> **PROVIDED DATA**:
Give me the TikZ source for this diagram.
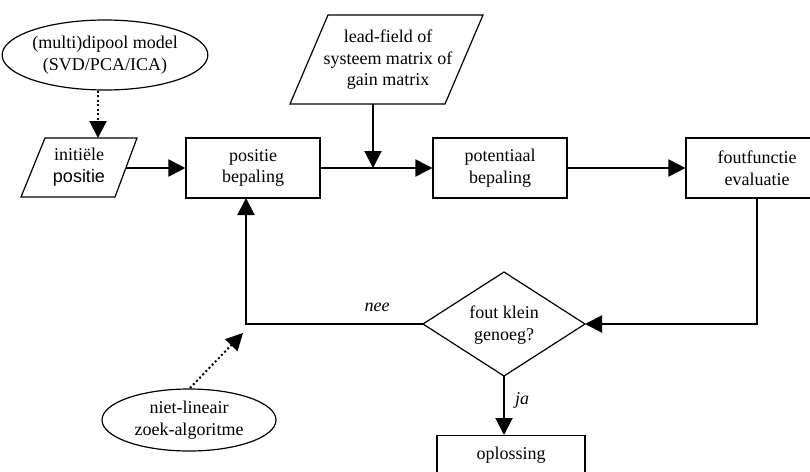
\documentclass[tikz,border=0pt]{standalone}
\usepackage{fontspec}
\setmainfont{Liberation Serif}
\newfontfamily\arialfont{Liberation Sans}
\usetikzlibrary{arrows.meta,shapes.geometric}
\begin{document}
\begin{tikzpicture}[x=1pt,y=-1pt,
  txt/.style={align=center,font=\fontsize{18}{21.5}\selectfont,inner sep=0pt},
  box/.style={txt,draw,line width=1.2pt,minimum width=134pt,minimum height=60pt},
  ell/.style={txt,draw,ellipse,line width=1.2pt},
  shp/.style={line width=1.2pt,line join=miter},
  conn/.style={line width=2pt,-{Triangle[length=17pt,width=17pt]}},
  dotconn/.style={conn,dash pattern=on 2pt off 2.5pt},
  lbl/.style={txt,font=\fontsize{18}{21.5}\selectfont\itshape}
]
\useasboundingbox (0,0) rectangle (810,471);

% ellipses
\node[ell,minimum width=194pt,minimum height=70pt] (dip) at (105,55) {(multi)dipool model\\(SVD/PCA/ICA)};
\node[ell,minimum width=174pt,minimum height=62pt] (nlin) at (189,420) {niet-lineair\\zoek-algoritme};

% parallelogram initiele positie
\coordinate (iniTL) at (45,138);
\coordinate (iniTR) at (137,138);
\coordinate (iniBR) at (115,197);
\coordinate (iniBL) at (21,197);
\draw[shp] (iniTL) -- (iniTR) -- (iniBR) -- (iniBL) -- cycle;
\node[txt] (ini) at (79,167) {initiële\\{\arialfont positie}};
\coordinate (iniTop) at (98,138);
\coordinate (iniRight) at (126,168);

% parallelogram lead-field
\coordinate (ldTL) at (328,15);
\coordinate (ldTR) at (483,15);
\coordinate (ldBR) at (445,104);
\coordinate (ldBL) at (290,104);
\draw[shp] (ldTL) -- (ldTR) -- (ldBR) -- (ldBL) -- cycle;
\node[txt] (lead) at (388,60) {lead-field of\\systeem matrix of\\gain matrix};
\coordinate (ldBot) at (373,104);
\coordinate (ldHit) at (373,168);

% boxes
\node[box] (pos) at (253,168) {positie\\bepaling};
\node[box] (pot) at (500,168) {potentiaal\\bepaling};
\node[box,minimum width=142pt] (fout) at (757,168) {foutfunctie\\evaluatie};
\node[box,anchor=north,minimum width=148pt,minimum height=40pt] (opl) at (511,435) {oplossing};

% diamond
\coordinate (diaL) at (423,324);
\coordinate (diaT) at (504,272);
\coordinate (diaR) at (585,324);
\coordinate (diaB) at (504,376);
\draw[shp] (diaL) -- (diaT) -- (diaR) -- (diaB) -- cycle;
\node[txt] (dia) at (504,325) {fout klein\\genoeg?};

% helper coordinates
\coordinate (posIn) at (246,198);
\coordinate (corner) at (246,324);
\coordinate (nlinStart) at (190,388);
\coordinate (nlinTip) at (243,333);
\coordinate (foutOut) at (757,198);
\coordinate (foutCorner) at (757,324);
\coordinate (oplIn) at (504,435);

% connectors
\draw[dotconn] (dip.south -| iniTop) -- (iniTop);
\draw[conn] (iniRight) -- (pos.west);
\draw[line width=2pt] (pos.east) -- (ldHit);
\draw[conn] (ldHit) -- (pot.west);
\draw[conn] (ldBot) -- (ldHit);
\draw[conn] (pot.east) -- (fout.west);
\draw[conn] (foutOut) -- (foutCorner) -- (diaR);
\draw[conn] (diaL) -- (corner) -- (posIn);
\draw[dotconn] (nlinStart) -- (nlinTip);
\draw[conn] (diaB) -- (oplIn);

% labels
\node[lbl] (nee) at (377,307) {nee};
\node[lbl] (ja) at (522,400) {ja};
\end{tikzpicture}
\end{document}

> **TASK DIRECTIONS**: Quote the data above in full and without alteration; skip the pictures.

> **SOLUTION FOR THIS EXERCISE**:
Give me the TikZ source for this diagram.
\documentclass[tikz,border=0pt]{standalone}
\usepackage{fontspec}
\setmainfont{Liberation Serif}
\newfontfamily\arialfont{Liberation Sans}
\usetikzlibrary{arrows.meta,shapes.geometric}
\begin{document}
\begin{tikzpicture}[x=1pt,y=-1pt,
  txt/.style={align=center,font=\fontsize{18}{21.5}\selectfont,inner sep=0pt},
  box/.style={txt,draw,line width=1.2pt,minimum width=134pt,minimum height=60pt},
  ell/.style={txt,draw,ellipse,line width=1.2pt},
  shp/.style={line width=1.2pt,line join=miter},
  conn/.style={line width=2pt,-{Triangle[length=17pt,width=17pt]}},
  dotconn/.style={conn,dash pattern=on 2pt off 2.5pt},
  lbl/.style={txt,font=\fontsize{18}{21.5}\selectfont\itshape}
]
\useasboundingbox (0,0) rectangle (810,471);

% ellipses
\node[ell,minimum width=194pt,minimum height=70pt] (dip) at (105,55) {(multi)dipool model\\(SVD/PCA/ICA)};
\node[ell,minimum width=174pt,minimum height=62pt] (nlin) at (189,420) {niet-lineair\\zoek-algoritme};

% parallelogram initiele positie
\coordinate (iniTL) at (45,138);
\coordinate (iniTR) at (137,138);
\coordinate (iniBR) at (115,197);
\coordinate (iniBL) at (21,197);
\draw[shp] (iniTL) -- (iniTR) -- (iniBR) -- (iniBL) -- cycle;
\node[txt] (ini) at (79,167) {initiële\\{\arialfont positie}};
\coordinate (iniTop) at (98,138);
\coordinate (iniRight) at (126,168);

% parallelogram lead-field
\coordinate (ldTL) at (328,15);
\coordinate (ldTR) at (483,15);
\coordinate (ldBR) at (445,104);
\coordinate (ldBL) at (290,104);
\draw[shp] (ldTL) -- (ldTR) -- (ldBR) -- (ldBL) -- cycle;
\node[txt] (lead) at (388,60) {lead-field of\\systeem matrix of\\gain matrix};
\coordinate (ldBot) at (373,104);
\coordinate (ldHit) at (373,168);

% boxes
\node[box] (pos) at (253,168) {positie\\bepaling};
\node[box] (pot) at (500,168) {potentiaal\\bepaling};
\node[box,minimum width=142pt] (fout) at (757,168) {foutfunctie\\evaluatie};
\node[box,anchor=north,minimum width=148pt,minimum height=40pt] (opl) at (511,435) {oplossing};

% diamond
\coordinate (diaL) at (423,324);
\coordinate (diaT) at (504,272);
\coordinate (diaR) at (585,324);
\coordinate (diaB) at (504,376);
\draw[shp] (diaL) -- (diaT) -- (diaR) -- (diaB) -- cycle;
\node[txt] (dia) at (504,325) {fout klein\\genoeg?};

% helper coordinates
\coordinate (posIn) at (246,198);
\coordinate (corner) at (246,324);
\coordinate (nlinStart) at (190,388);
\coordinate (nlinTip) at (243,333);
\coordinate (foutOut) at (757,198);
\coordinate (foutCorner) at (757,324);
\coordinate (oplIn) at (504,435);

% connectors
\draw[dotconn] (dip.south -| iniTop) -- (iniTop);
\draw[conn] (iniRight) -- (pos.west);
\draw[line width=2pt] (pos.east) -- (ldHit);
\draw[conn] (ldHit) -- (pot.west);
\draw[conn] (ldBot) -- (ldHit);
\draw[conn] (pot.east) -- (fout.west);
\draw[conn] (foutOut) -- (foutCorner) -- (diaR);
\draw[conn] (diaL) -- (corner) -- (posIn);
\draw[dotconn] (nlinStart) -- (nlinTip);
\draw[conn] (diaB) -- (oplIn);

% labels
\node[lbl] (nee) at (377,307) {nee};
\node[lbl] (ja) at (522,400) {ja};
\end{tikzpicture}
\end{document}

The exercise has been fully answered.